Beach T 825 commences on the northern side of the rocks and trends to the west-northwest for 9.6 km to the sandy mouth and backing elongate lagoon of the Lagoon River. The beach is exposed to the full forces of the westerly waves and winds and is one of the most dynamic and possibly the highest energy beach on the Australian coast. In addition it is crossed by more than 10 smaller creeks, including Monster, Chimney and Hunters creeks, flowing down the densely vegetated granite slopes, which rise inland to 150-200 m. The creeks tend to be deflected to the south along the beach up to 100-200 m. The result is a very high energy triple bar surf zone and an active, though often saturated, dune field extending 1-2 km up the slopes to heights of 100 m (Fig. 4.166). Finally granite boulders and outcrops are scattered along the shoreline. The surf zone consists of a 100 m wide inner bar cut by rips every 400-600 m, which induce a highly rhythmic shoreline. The second bar lies 300 m offshore and has rips spaced roughly every 750 m, while the outer bar is located 600-800 m offshore with rips up to 1,000 m apart, some of the largest rips in the world. This is one of the few open coast beaches in the world where persistent high swell can generate and maintain such a wide rip-dominated surf zone.

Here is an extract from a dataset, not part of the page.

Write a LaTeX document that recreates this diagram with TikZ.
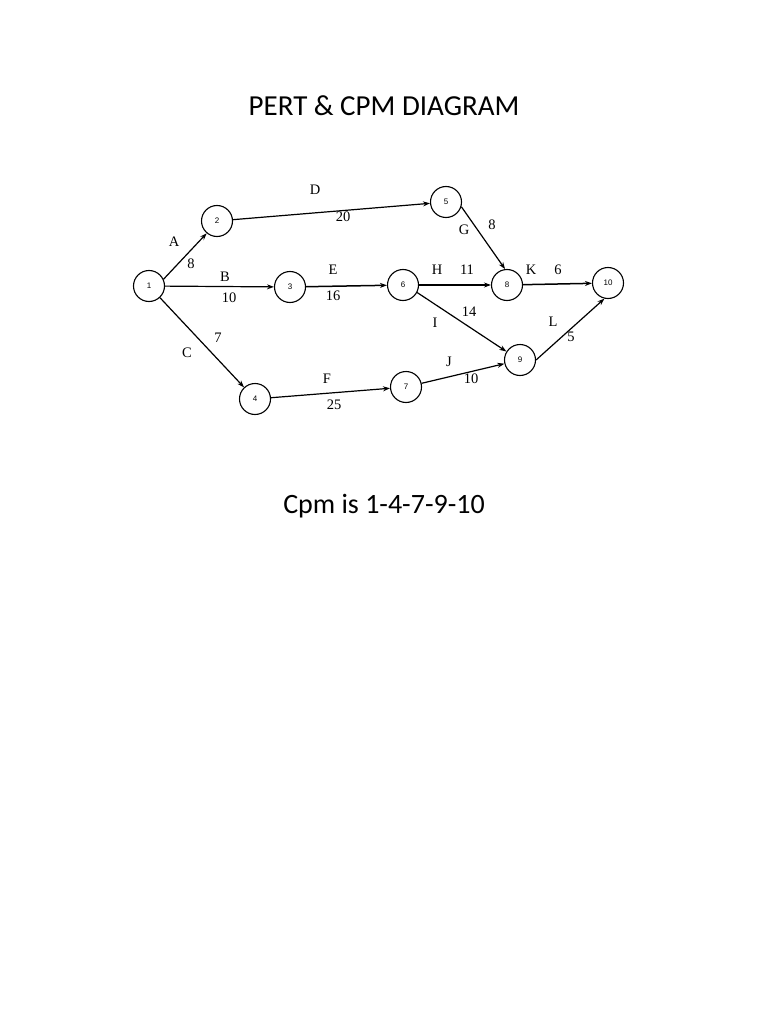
\documentclass[tikz,border=0pt]{standalone}
\usepackage{fontspec}
\setmainfont{Liberation Serif}
\newfontfamily\titlefont{Carlito}
\newfontfamily\numfont{Liberation Sans}
\usetikzlibrary{arrows.meta}
\begin{document}
\begin{tikzpicture}[x=1pt,y=-1pt,
  ev/.style={circle,draw,line width=1.1pt,minimum size=31pt,inner sep=0pt,font=\numfont\fontsize{8}{9}\selectfont},
  act/.style={draw,line width=1.2pt,-{Stealth[length=7pt,width=5pt]}},
  lab/.style={font=\fontsize{14.5}{16}\selectfont,inner sep=0pt}]
\useasboundingbox (0,0) rectangle (768,1024);
\fill[white] (0,0) rectangle (768,1024);
\node[font=\titlefont\fontsize{29}{34}\selectfont] (title) at (384,106) {PERT \& CPM DIAGRAM};
\node[font=\titlefont\fontsize{28}{34}\selectfont] (cpm) at (384,506) {Cpm is 1-4-7-9-10};
\node[ev] (n1) at (149,286) {1};
\node[ev] (n2) at (217,221) {2};
\node[ev] (n3) at (290,287) {3};
\node[ev] (n4) at (255,399) {4};
\node[ev] (n5) at (446,202) {5};
\node[ev] (n6) at (403,285) {6};
\node[ev] (n7) at (406,387) {7};
\node[ev] (n8) at (507,285) {8};
\node[ev] (n9) at (520,360) {9};
\node[ev] (n10) at (608,283) {10};
\draw[act] (n1.25) -- (n2.-130);
\draw[act] (n1) -- (n3);
\draw[act] (n1) -- (n4);
\draw[act] (n2) -- (n5);
\draw[act,line width=1.5pt] (n3) -- (n6);
\draw[act] (n4) -- (n7);
\draw[act] (n5.-17) -- (n8.97);
\draw[act,line width=1.5pt] (n6) -- (n8);
\draw[act] (n6.-28) -- (n9.148);
\draw[act] (n7) -- (n9);
\draw[act,line width=1.5pt] (n8) -- (n10);
\draw[act] (n9.east) -- (n10.-103);
\node[lab] (lA) at (174,242) {A};
\node[lab] (vA) at (191,264) {8};
\node[lab] (lB) at (225,277) {B};
\node[lab] (vB) at (229,298) {10};
\node[lab] (lC) at (187,353) {C};
\node[lab] (vC) at (218,338) {7};
\node[lab] (lD) at (315,190) {D};
\node[lab] (vD) at (343,217) {20};
\node[lab] (lE) at (333,270) {E};
\node[lab] (vE) at (333,296) {16};
\node[lab] (lF) at (327,379) {F};
\node[lab] (vF) at (334,405) {25};
\node[lab] (lG) at (464,230) {G};
\node[lab] (vG) at (492,225) {8};
\node[lab] (lH) at (437,270) {H};
\node[lab] (vH) at (467,270) {11};
\node[lab] (lI) at (435,323) {I};
\node[lab] (vI) at (469,312) {14};
\node[lab] (lJ) at (449,362) {J};
\node[lab] (vJ) at (471,379) {10};
\node[lab] (lK) at (531,270) {K};
\node[lab] (vK) at (558,270) {6};
\node[lab] (lL) at (553,322) {L};
\node[lab] (vL) at (571,337) {5};
\end{tikzpicture}
\end{document}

The waves, rips, creeks and rocks destabilised the back beach, with no foredune along most of the beach permitting the sand to blow straight into a climbing transgressive dune systems between each of the creeks, and in some cases smothering the smaller creeks. The active dunes extend up to 2 km inland with some of the older vegetated dunes reaching 2.5 km. The lower reaches and deflation hollows are saturated by the creeks and groundwater seepage, with the higher dunes climbing to over 100 m. The dunes consist of climbing transverse dunes of varying size, together with wet deflection hollows, and deflated older dune surfaces and paleosols, with each major unit separated by the incised creeks and the boundary rivers.
Beach Length: 0.6km
General Hazard Rating:
9/10
Patrols
There are currently no services provided by Surf Life Saving Australia for this beach. Please take the time to browse the Surf Safety section of this website to learn more about staying safe when swimming at Australian beaches.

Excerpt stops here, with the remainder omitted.